Isn't this almost trivial by LTE? Take a prime $p \leq n$. Let $d = \text{ord}_p(a) \le p-1$. Then: $v_p \left ( \prod_{k=1}^{n-1} (a^k - 1) \right ) \ge \sum_{k=0}^\infty \left \lfloor \frac{n-1}{p^k(p-1)} \right \rfloor$, which is at least as large as $v_p(n!) = \sum_{k=1}^\infty \left \lfloor \frac{n}{p^k} \right \rfloor$ because $\frac{n-1}{p-1} \geq \frac{n}{p}$, thus $\left \lfloor \frac{n-1}{p^{k-1}(p-1)} \right \rfloor \ge \left \lfloor \frac{n}{p^k} \right \rfloor$ and then summing through $k$ we get the result, as $v_p \left ( \prod_{k=1}^{n-1} (a^k - 1) \right ) \ge v_p(n!)$ for every $p\mid n!$. [mod: I have edited the post, to also include the possible case $p=n$.]

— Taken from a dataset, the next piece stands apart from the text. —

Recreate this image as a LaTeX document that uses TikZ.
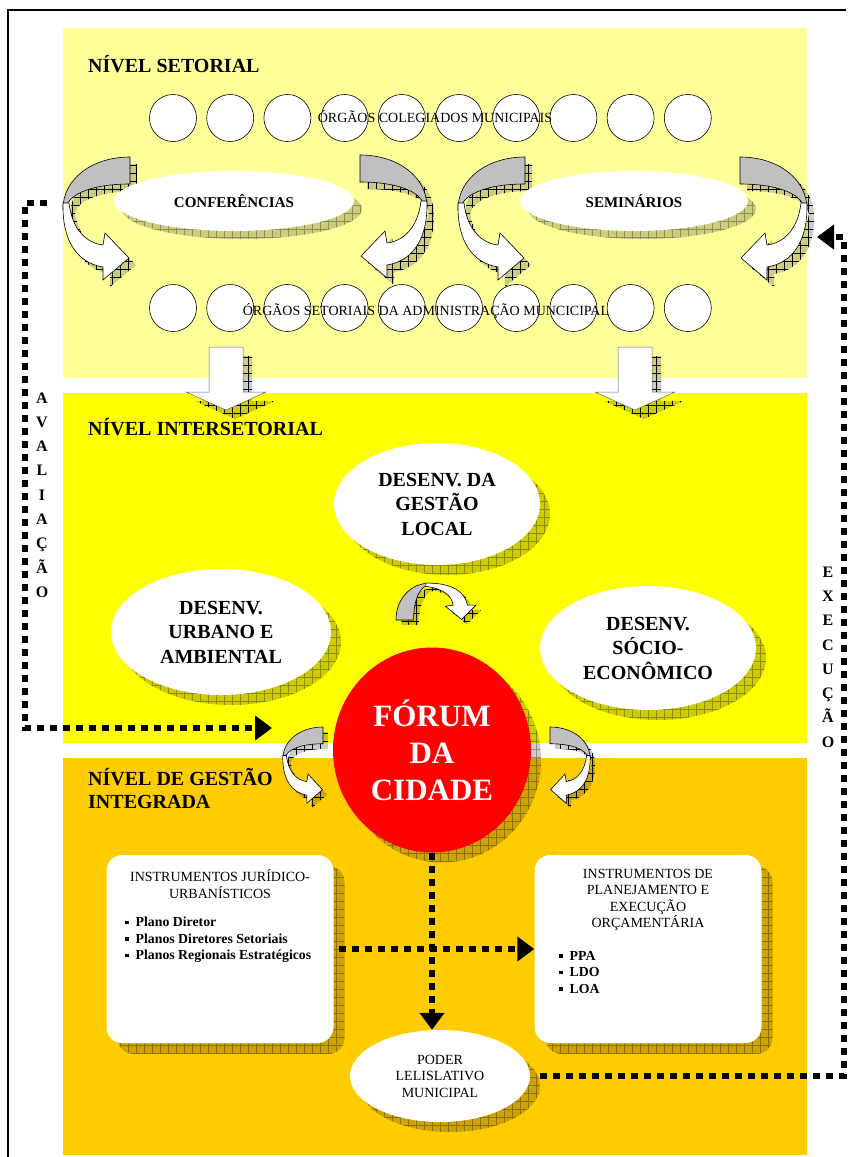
\documentclass[tikz,border=0pt]{standalone}
\usepackage{fontspec}
\setmainfont{Liberation Serif}
\usetikzlibrary{shapes.geometric,arrows.meta,patterns.meta,shadows}

\definecolor{setorial}{RGB}{255,255,153}
\definecolor{intersetorial}{RGB}{255,255,0}
\definecolor{integrada}{RGB}{255,204,0}
\definecolor{forumred}{RGB}{255,0,0}
\definecolor{verso}{RGB}{192,192,192}

\newcommand{\bul}{\raisebox{2.5pt}{\rule{3.5pt}{3.5pt}}\hspace{7pt}}

\tikzset{
  gridfill/.style={fill=black, fill opacity=.2,
    postaction={pattern={Hatch[distance=8pt,angle=0,line width=.5pt]}, pattern color=black, fill opacity=.3}},
  gridshadow/.style={
    drop shadow={shadow xshift=#1, shadow yshift=-#1, fill=black, opacity=.2},
    drop shadow={shadow xshift=#1, shadow yshift=-#1, opacity=.3,
      pattern={Hatch[distance=8pt,angle=0,line width=.5pt]}, pattern color=black}},
  gridshadow/.default=8pt,
  % seta curva (fita torcida)
  pics/ribbon/.style={code={
    \path[gridfill, shift={#1}] (0,0) .. controls (38,0) and (67,22) .. (67,52)
      .. controls (68,85) and (52,106) .. (27,110) -- (27,123) -- (1,101) -- (25,76) -- (27,88)
      .. controls (44,86) and (58,72) .. (62,50) .. controls (60,36) and (36,27) .. (0,27) -- cycle;
    \draw[line width=.6pt, fill=verso] (0,0) .. controls (38,0) and (67,22) .. (67,52)
      -- (64,50) .. controls (60,36) and (36,27) .. (0,27) -- cycle;
    \draw[line width=.6pt, fill=white] (67,46) .. controls (68,85) and (52,106) .. (27,110)
      -- (27,123) -- (1,101) -- (25,76) -- (27,88) .. controls (44,86) and (58,72) .. (61,46) -- cycle;
  }},
  % seta larga para baixo
  pics/blockdown/.style={code={
    \path[gridfill, shift={(9,9)}] (-17,0) -- (17,0) -- (17,45) -- (40,45) -- (0,63) -- (-40,45) -- (-17,45) -- cycle;
    \draw[line width=.5pt, draw=black!60, fill=white] (-17,0) -- (17,0) -- (17,45) -- (40,45) -- (0,63) -- (-40,45) -- (-17,45) -- cycle;
  }}
}

\begin{document}
\begin{tikzpicture}[x=1pt,y=-1pt]
\tikzstyle{nivel}=[font=\bfseries\fontsize{20}{23}\selectfont, align=left, inner sep=0pt]
\tikzstyle{orgao}=[ellipse, draw, line width=.6pt, fill=white, minimum width=47pt, minimum height=47pt, inner sep=0pt]
\tikzstyle{orgaotext}=[font=\fontsize{14}{16}\selectfont, inner sep=0pt]
\tikzstyle{evento}=[ellipse, fill=white, inner sep=0pt, minimum height=60pt, font=\bfseries\fontsize{15}{18}\selectfont, gridshadow=8pt]
\tikzstyle{desenv}=[ellipse, fill=white, inner sep=0pt, align=center, font=\bfseries\fontsize{20}{24.5}\selectfont, gridshadow=10pt]
\tikzstyle{forum}=[ellipse, fill=forumred, text=white, inner sep=0pt, align=center, font=\bfseries\fontsize{31}{37}\selectfont, gridshadow=10pt]
\tikzstyle{caixa}=[rectangle, rounded corners=16pt, fill=white, minimum width=227pt, minimum height=188pt, gridshadow=11pt]
\tikzstyle{boxtitle}=[font=\fontsize{14}{16.5}\selectfont, align=center, inner sep=0pt]
\tikzstyle{boxlist}=[font=\bfseries\fontsize{13.8}{16.5}\selectfont, align=left, inner sep=0pt]
\tikzstyle{poder}=[ellipse, fill=white, inner sep=0pt, align=center, minimum width=180pt, minimum height=92pt, font=\fontsize{14}{16.5}\selectfont, gridshadow=10pt]
\tikzstyle{vertical}=[font=\bfseries\fontsize{16}{24.3}\selectfont, align=center, inner sep=0pt]
\tikzstyle{fluxo}=[line width=6.5pt, dash pattern=on 7pt off 6pt, -{Triangle[length=17pt,width=24pt]}]

\useasboundingbox (0,0) rectangle (851,1157);

% moldura
\draw[line width=1.5pt] (8,1157) -- (8,10) -- (846,10);

% niveis
\fill[setorial] (63,28) rectangle (807,378);
\fill[intersetorial] (63,393) rectangle (807,743);
\fill[integrada] (63,758) rectangle (807,1155);

\node[nivel, anchor=base west] (nivel1) at (88,72) {NÍVEL SETORIAL};
\node[nivel, anchor=base west] (nivel2) at (88,435) {NÍVEL INTERSETORIAL};
\node[nivel, anchor=base west] (nivel3) at (88,808) {NÍVEL DE GESTÃO\\INTEGRADA};

% orgaos
\foreach \i in {0,...,9} {
  \node[orgao] (colegiado\i) at (173+57.2*\i,118) {};
  \node[orgao] (setorial\i) at (173+57.2*\i,308) {};
}
\node[orgaotext] (colegiados) at (435,117) {ÓRGÃOS COLEGIADOS MUNICIPAIS};
\node[orgaotext] (setoriais) at (426,311) {ÓRGÃOS SETORIAIS DA ADMINISTRAÇÃO MUNCICIPAL};

% setas curvas
\pic[xscale=-1] at (130,157) {ribbon={(-7,7)}};
\pic at (360,155) {ribbon={(7,7)}};
\pic[xscale=-1] at (525,157) {ribbon={(-7,7)}};
\pic at (740,157) {ribbon={(7,7)}};

\node[evento, minimum width=240pt] (conf) at (234,201) {CONFERÊNCIAS};
\node[evento, minimum width=228pt] (semin) at (634,201) {SEMINÁRIOS};

\pic at (226,347) {blockdown};
\pic at (635,347) {blockdown};

% nivel intersetorial
\node[desenv, minimum width=206pt, minimum height=122pt] (gestao) at (437,504) {DESENV. DA\\GESTÃO\\LOCAL};
\node[desenv, minimum width=220pt, minimum height=126pt] (urbano) at (221,632) {DESENV.\\URBANO E\\AMBIENTAL};
\node[desenv, minimum width=216pt, minimum height=124pt] (socio) at (648,648) {DESENV.\\SÓCIO-\\ECONÔMICO};

\pic[rotate=90, xscale=.55, yscale=.65] at (396,620) {ribbon={(-9,8)}};
\pic[xscale=-.6, yscale=.62] at (323,727) {ribbon={(-8,8)}};
\pic[xscale=.6, yscale=.62] at (550,727) {ribbon={(8,8)}};

\node[forum, minimum width=198pt, minimum height=205pt] (forum) at (432,750) {FÓRUM\\DA\\CIDADE};

% gestao integrada
\node[caixa] (jur) at (220,949) {};
\node[caixa] (orc) at (648,949) {};
\node[boxtitle] (jurtitulo) at (220,884) {INSTRUMENTOS JURÍDICO-\\URBANÍSTICOS};
\node[boxlist, anchor=west] (jurlista) at (125,940) {\bul Plano Diretor\\\bul Planos Diretores Setoriais\\\bul Planos Regionais Estratégicos};
\node[boxtitle] (orctitulo) at (648,900) {INSTRUMENTOS DE\\PLANEJAMENTO E\\EXECUÇÃO\\ORÇAMENTÁRIA};
\node[boxlist, anchor=west] (orclista) at (559,972) {\bul PPA\\\bul LDO\\\bul LOA};

\node[poder] (poder) at (440,1076) {PODER\\LELISLATIVO\\MUNICIPAL};

% fluxos
\coordinate (avinicio) at (47,203);
\coordinate (avcanto) at (25,728);
\coordinate (avfim) at (272,728);
\coordinate (excanto) at (844,237);
\coordinate (exfim) at (817,237);

\draw[fluxo] (avinicio) -| (avcanto) -- (avfim);
\draw[fluxo] ([xshift=10pt]poder.east) -| (excanto) -- (exfim);
\draw[fluxo] (forum.south) -- (forum.south |- poder.north);
\draw[fluxo] ([xshift=5pt]jur.east) -- (orc.west);

\node[vertical] (avaliacao) at (42,495) {A\\V\\A\\L\\I\\A\\Ç\\Ã\\O};
\node[vertical] (execucao) at (828,657) {E\\X\\E\\C\\U\\Ç\\Ã\\O};

\end{tikzpicture}
\end{document}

It is almost trivial by any account. Take a prime $2\leq p \leq n$. Then $v_p(n!) = \sum_{k=1}^\infty \left \lfloor \frac{n}{p^k} \right \rfloor < \sum_{k=1}^\infty \frac{n}{p^k} = \frac {n} {p-1}$. It is immediate that this implies $v_p(n!) \leq \left \lfloor \frac{n-1}{p-1} \right \rfloor$. On the other hand, since $\gcd(p,a)=1$, it follows from Fermat's Little theorem that at least $\left \lfloor \frac{n-1}{p-1} \right \rfloor$ factors of the form $a^k-1$, $1\leq k \leq n-1$, are divisible by $p$.